Last night I went to the inaugural Inky Fingers Open Mic at the Forest Cafe. It was a great event, with guest poets and authors interspersed with some fantastic and brave open mic performers.

A man in wonderful red trousers read a lovely story about a gender-confused salmon and an eel. He used a beautiful image at the end of the salmon tasting the salty tang of a red egg and realising he missed the sea. I really enjoyed that.

Guest Poet Laura Hainey read some of her work, and it was funny and rhythmic and wonderfully Scottish.

After that, everything gets a little bit fuzzy, because it was announced that there were a couple of free slots on the line up, and did anyone want to be put on the reserve list? As it happened, I had a few short stories in my bag because I’d just met up with a friend from my course to talk about our work. So I sat there for a bit longer, wide-eyed and heart pounding. Could I really do that? Could I stand up in front of all these clever-looking people and great writers and read something I only wrote last Friday?

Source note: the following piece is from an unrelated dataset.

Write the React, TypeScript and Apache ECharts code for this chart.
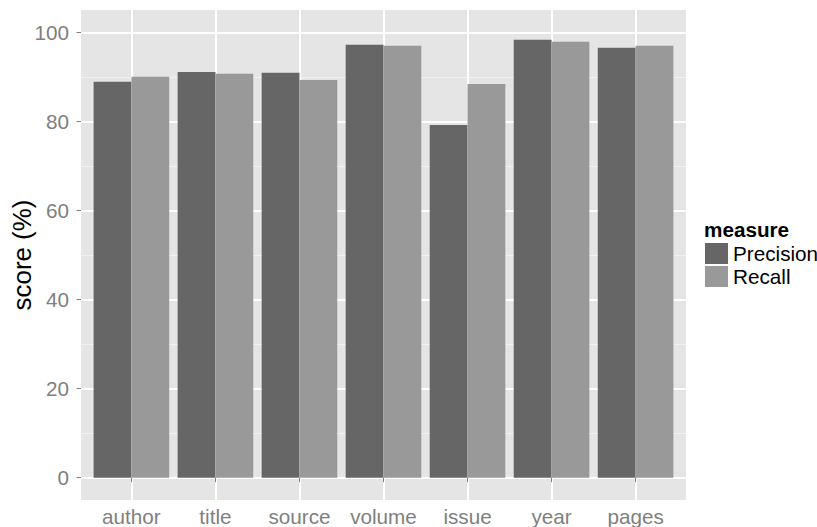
import React, { useEffect, useRef } from "react";
import * as echarts from "echarts";

const categories = ["author", "title", "source", "volume", "issue", "year", "pages"];
const precision = [88.9, 91.1, 90.9, 97.2, 79.2, 98.3, 96.5];
const recall = [90.0, 90.7, 89.3, 97.0, 88.4, 97.9, 97.0];
const yTicks = [0, 20, 40, 60, 80, 100];

const FONT = "'Liberation Sans', Arial, Helvetica, sans-serif";
const T = "rgba(0,0,0,0)";

export default function App() {
  const ref = useRef<HTMLDivElement>(null);
  useEffect(() => {
    document.body.style.margin = "0";
    if (!ref.current) return;
    const chart = echarts.init(ref.current, undefined, { renderer: "svg" });
    // panel: x 81..686, y 10..500 ; y range -5..105 ; x range 0.4..7.6
    const panelL = 81, panelR = 686, panelT = 10, panelB = 500;
    const unitX = (panelR - panelL) / 7.2;
    const unitY = (panelB - panelT) / 110;
    const g0Left = panelL + 0.1 * unitX;
    const g0Right = panelR - 0.1 * unitX;
    const g0Top = panelT + 5 * unitY;
    const g0Bottom = panelB - 5 * unitY;
    chart.setOption({
      animation: false,
      textStyle: { fontFamily: FONT },
      title: {
        text: "measure",
        left: 704,
        top: 219,
        padding: 0,
        textStyle: { fontSize: 20.7, fontWeight: "bold", color: "#000", fontFamily: FONT, lineHeight: 21 },
      },
      legend: {
        orient: "vertical",
        left: 705,
        top: 243,
        padding: 0,
        itemWidth: 23,
        itemHeight: 21,
        itemGap: 2,
        icon: "rect",
        textStyle: { fontSize: 20.7, color: "#000", fontFamily: FONT, lineHeight: 21 },
        data: ["Precision", "Recall"],
      },
      grid: [
        {
          left: g0Left,
          right: 817 - g0Right,
          top: g0Top,
          bottom: 527 - g0Bottom,
          show: false,
          containLabel: false,
          outerBoundsMode: "none",
        },
        {
          left: panelL,
          right: 817 - panelR,
          top: panelT,
          bottom: 527 - panelB,
          show: true,
          backgroundColor: "#E5E5E5",
          borderWidth: 0,
          containLabel: false,
          outerBoundsMode: "none",
          z: -1,
        },
      ],
      xAxis: [
        {
          type: "category",
          gridIndex: 0,
          data: categories,
          offset: panelB - g0Bottom,
          axisLine: { show: false },
          axisTick: { show: true, alignWithLabel: true, length: 4.5, lineStyle: { color: "#7F7F7F", width: 1 } },
          axisLabel: { color: "#7F7F7F", fontSize: 20.7, margin: 6, interval: 0, fontFamily: FONT },
          splitLine: { show: false },
        },
        {
          type: "value",
          gridIndex: 1,
          min: 2,
          max: 38,
          interval: 1,
          axisLine: { show: false },
          axisTick: { show: false },
          axisLabel: { show: false },
          splitLine: { show: true, lineStyle: { width: 2, color: [T, T, T, "#FFFFFF", T] } },
        },
      ],
      yAxis: [
        {
          type: "value",
          gridIndex: 0,
          min: 0,
          max: 100,
          interval: 20,
          offset: g0Left - panelL,
          name: "score (%)",
          nameLocation: "middle",
          nameGap: 46,
          nameMoveOverlap: false,
          nameTextStyle: { fontSize: 25.9, color: "#000", fontFamily: FONT },
          axisLine: { show: false },
          axisTick: { show: true, length: 4.5, lineStyle: { color: "#7F7F7F", width: 1 } },
          axisLabel: {
            color: "#7F7F7F",
            fontSize: 20.7,
            margin: 12,
            fontFamily: FONT,
            formatter: (v: number) => (yTicks.includes(v) ? String(v) : ""),
          },
          splitLine: { show: false },
        },
        {
          type: "value",
          gridIndex: 1,
          min: -5,
          max: 105,
          interval: 5,
          axisLine: { show: false },
          axisTick: { show: false },
          axisLabel: { show: false },
          splitLine: { show: true, lineStyle: { width: 1, color: [T, T, T, "#F2F2F2"] } },
        },
        {
          type: "value",
          gridIndex: 1,
          position: "right",
          min: -5,
          max: 105,
          interval: 5,
          axisLine: { show: false },
          axisTick: { show: false },
          axisLabel: { show: false },
          splitLine: { show: true, lineStyle: { width: 2, color: [T, "#FFFFFF", T, T] } },
        },
      ],
      series: [
        {
          name: "Precision",
          type: "bar",
          xAxisIndex: 0,
          yAxisIndex: 0,
          data: precision,
          barWidth: "45%",
          barGap: "0%",
          itemStyle: { color: "#666666" },
          z: 5,
        },
        {
          name: "Recall",
          type: "bar",
          xAxisIndex: 0,
          yAxisIndex: 0,
          data: recall,
          barWidth: "45%",
          barGap: "0%",
          itemStyle: { color: "#999999" },
          z: 5,
        },
      ],
    });
    return () => chart.dispose();
  }, []);
  return <div ref={ref} style={{ width: 817, height: 527 }} />;
}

By this point I was so terrified that I knew I’d be disappointed with myself I didn’t go through with it. So I stood up and, before I could change my mind, put my name on the reserve list. I stopped drinking beer, just in case, and sat there having a miniature nervous breakdown for the rest of the evening, until he did call my name, and I did have to get up in front of a room full of kind strangers and three very lovely and encouraging friends, who cheered very enthusiastically before I’d even started reading.

It was a lot of fun. It was terrifying. I feel euphoric! Highly recommended. Whoop.